Interview: Prashant Bhushan

‘Enough evidence of undue favours’

Print edition : March 21, 2014

Prashant Bhushan. Photo: h. vibhu

Interview with Prashant Bhushan, AAP leader.

PRASHANT BHUSHAN, lawyer, activist and leader of the Aam Admi Party (AAP), has been in the forefront of the campaign against the exploitation of natural resources by private corporations and is credited with various public interest litigation (PIL) petitions linked to the issue. In an interview to Frontline, he spoke about the gas pricing issue involving Reliance Industries Limited (RIL), crony capitalism and the complicity of major political parties in it and on the way forward for an equitable and fair use of natural resources. Excerpts:

The AAP government in Delhi viewed the issue of gas pricing not only as a loss to the state exchequer but also as one concerning the common man as it caused inflation. Was this a conscious political strategy?

Yes, it was. Of course, the first information report [FIR] the government filed was in response to a complaint to the government by four eminent citizens. Two PILs dealing with similar issues have already been filed in the Supreme Court. People had to approach the court because despite a lot of evidence against Reliance Industries no action was taken against the company. There was enough evidence of every kind of undue favour shown to Reliance by successive Ministers. Those Ministers who resisted were divested of their portfolios. But no agency was willing to do an investigation. Therefore, an FIR had to be registered. The AAP has decided to take up the issue of crony capitalism and corruption.

Petroleum Minister M. Veerappa Moily has maintained that RIL’s contract cannot be cancelled because an arbitration is pending. What is the correct legal position in your view?

If the government has any political will then it is certainly possible for it to cancel the contract for several reasons. Also, why should the prices be increased before the cancellation of contract? In fact, the prices should be decreased. The arm’s length contracted price of Reliance for NTPC was $2.34 per mBtu [million British thermal unit]. The cost, as per their own records, was less than $1 in 2004. Secondly, why should this gold-plating [inflating of capital expenditure] be allowed? Thirdly, why should they not have been penalised for underproduction? The government says that the matter has gone for arbitration. Fourthly, why should Veerappa Moily interfere with the Directorate General of Hydrocarbons’ view about the recovery of several parts of the oilfield? They should have been returned to the government. I am quite certain that the contract contains adequate provisions to allow the government to cancel the contract. Underproduction itself can be a clause for terminating the contract.

What could be the possible way forward for petrol and diesel price regulation in order to insulate the common man from the pressures of inflation?

The problem is the manner in which the government has squandered away our oilfields. Take the case of the Rajasthan basin. These are the biggest oilfields in India now, containing 30 per cent of India’s oil reserves. They have been given away to Cairn India and Vedanta for a song. Their cost of production is $3 and they are getting the international market price of about $100. This is according to their own annual reports.

Do you think greater involvement of the public sector in gas production could be a way forward?

The natural resources should be retained with the public sector. It is said that the public sector is inefficient and corrupt.
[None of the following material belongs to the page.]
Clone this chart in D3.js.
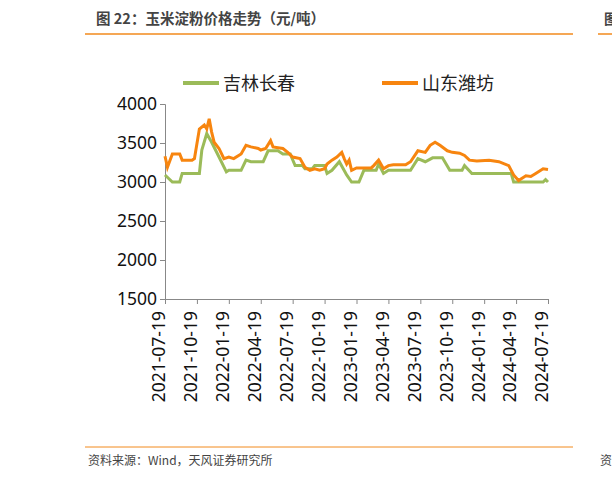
<!DOCTYPE html>
<html><head><meta charset="utf-8">
<script src="https://cdn.jsdelivr.net/npm/d3@7"></script>
<style>body{margin:0;background:#fff}svg{font-family:"Noto Sans CJK SC","Noto Sans",sans-serif}</style>
</head><body>
<svg id="c" width="612" height="477"></svg>
<script>
// week index since 2021-07-19, price yuan/ton
const jlWeeks = [0,3,6,7,14,15,17,19,22,25,26,31,33,35,40,42,46,48,51,53,56,57,60,61,65,66,68,71,74,76,79,81,86,87,89,91,100,103,106,109,113,116,121,122,125,141,142,154,155,156];
const jlVals  = [3090,3000,3000,3110,3110,3410,3620,3510,3320,3130,3150,3150,3280,3260,3260,3400,3400,3360,3360,3210,3210,3170,3170,3210,3210,3110,3150,3260,3090,3000,3000,3150,3150,3230,3110,3150,3150,3300,3260,3310,3310,3150,3150,3210,3110,3110,3000,3000,3030,3000];
const sdWeeks = [0,1,3,6,7,11,12,14,16,17,18,19,20,22,24,26,28,30,31,33,35,38,39,41,43,44,46,48,50,52,55,57,59,61,63,65,66,68,70,72,73,74,75,76,78,84,85,87,89,91,93,98,100,103,106,108,110,112,115,117,120,122,124,127,132,136,140,142,144,147,149,151,154,156];
const sdVals  = [3330,3190,3360,3360,3280,3280,3300,3680,3730,3680,3810,3640,3510,3430,3300,3320,3300,3340,3360,3470,3450,3430,3410,3430,3530,3450,3440,3430,3380,3320,3300,3190,3150,3170,3150,3170,3230,3280,3320,3380,3300,3230,3280,3150,3180,3180,3210,3280,3170,3210,3220,3220,3260,3400,3380,3470,3510,3470,3400,3380,3370,3340,3280,3270,3280,3260,3210,3090,3020,3080,3070,3110,3170,3160];
const tickLabels = ["2021-07-19","2021-10-19","2022-01-19","2022-04-19","2022-07-19","2022-10-19","2023-01-19","2023-04-19","2023-07-19","2023-10-19","2024-01-19","2024-04-19","2024-07-19"];
const yTicks = [1500,2000,2500,3000,3500,4000];

const svg = d3.select("#c");
const x = d3.scaleLinear().domain([0,156]).range([165,548]);
const y = d3.scaleLinear().domain([1500,4000]).range([299,104]);

svg.append("text").attr("x",96).attr("y",24).attr("font-size",14.5).attr("font-weight","bold").attr("fill","#444").text("图 22：玉米淀粉价格走势（元/吨）");
svg.append("line").attr("x1",85).attr("x2",573).attr("y1",34).attr("y2",34).attr("stroke","#f28a1c").attr("stroke-width",1.5);
svg.append("text").attr("x",604).attr("y",24).attr("font-size",14).attr("font-weight","bold").attr("fill","#444").text("图");
svg.append("line").attr("x1",598).attr("x2",612).attr("y1",34).attr("y2",34).attr("stroke","#f28a1c").attr("stroke-width",1.5);

const legend = [["吉林长春","#9bbb59",183],["山东潍坊","#f7850f",382]];
legend.forEach(d=>{
  svg.append("line").attr("x1",d[2]).attr("x2",d[2]+36).attr("y1",83).attr("y2",83).attr("stroke",d[1]).attr("stroke-width",4);
  svg.append("text").attr("x",d[2]+40).attr("y",90).attr("font-size",18).attr("fill","#222").text(d[0]);
});

const ya = svg.append("g").attr("transform","translate(165,0)").call(d3.axisLeft(y).tickValues(yTicks).tickSize(5).tickFormat(d3.format("d")));
ya.selectAll("text").attr("font-size",17.5).attr("fill","#111").attr("font-family","Noto Sans, sans-serif");
ya.selectAll("line,path").attr("stroke","#888");

const xa = svg.append("g").attr("transform","translate(0,299)").call(d3.axisBottom(x).tickValues(tickLabels.map((d,i)=>i*13)).tickSize(5).tickFormat((d,i)=>tickLabels[i]));
xa.selectAll("line,path").attr("stroke","#888");
xa.selectAll("text").attr("font-size",17.5).attr("fill","#111").attr("font-family","Noto Sans, sans-serif")
  .attr("transform","rotate(-90)").attr("text-anchor","end").attr("dx","-12").attr("dy","-0.35em").attr("x",0).attr("y",6);

const line = d3.line().x(d=>x(d[0])).y(d=>y(d[1]));
svg.append("path").datum(jlWeeks.map((w,i)=>[w,jlVals[i]])).attr("d",line).attr("fill","none").attr("stroke","#9bbb59").attr("stroke-width",3);
svg.append("path").datum(sdWeeks.map((w,i)=>[w,sdVals[i]])).attr("d",line).attr("fill","none").attr("stroke","#f7850f").attr("stroke-width",3);

svg.append("line").attr("x1",85).attr("x2",573).attr("y1",447).attr("y2",447).attr("stroke","#f28a1c").attr("stroke-width",1);
svg.append("text").attr("x",88).attr("y",465).attr("font-size",12).attr("fill","#444").text("资料来源：Wind，天风证券研究所");
svg.append("text").attr("x",600).attr("y",465).attr("font-size",12).attr("fill","#444").text("资");
</script>
</body></html>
But corruption is due to the government itself. If there is political will they can clean up corruption. For example, under E. Sreedharan, the Delhi Metro was running quite well. It’s not that the public sector cannot be made to run efficiently. It all depends on the political will of those who are put in charge of it.

The arguments put forth in favour of raising domestic gas prices are that the prices should be aligned with international prices and that more revenue would bring in more investment for exploration. How would you respond to these arguments?

I don’t understand this line of argument. It’s like saying that in order to dig out our own natural resources and loot them you need greater investments. These are ridiculous arguments given to facilitate the loot of public resources. There is no shortage of investment. The Oil and Natural Gas Corporation [ONGC] has plenty of money even though it has been made to suffer.

On the question of retaining natural resources in the public sector, is this a considered view of the AAP or is it your personal view?

This is my view. It is not a considered opinion of the party as yet. The party has not applied its mind to it yet. The main reason that was given for privatising these resources was that the public sector is corrupt. Also, the bogus reason of lack of resources was given. For natural resources, that is an utterly bogus reason. That is your wealth. To use an argument that investment is required to dig out your wealth and then to sell it off is absurd.

Where do you see the legal process going with respect to the FIR and where do you see the political action of the AAP going?

After the government is gone and the State has been brought under President’s Rule, chances are that every effort will be made to kill the investigation or to at least stymie it. Efforts might already be under way in that direction by changing the investigating officer and by putting pressure on the investigating officers. Here, political and corporate interests converge.

As for political action, we feel that the coming Lok Sabha election will be fought primarily on the issue of corruption and crony capitalism and we will continue to raise this issue [of gas pricing] as one of the biggest cases of corruption, which also shows the complicity of the major political parties.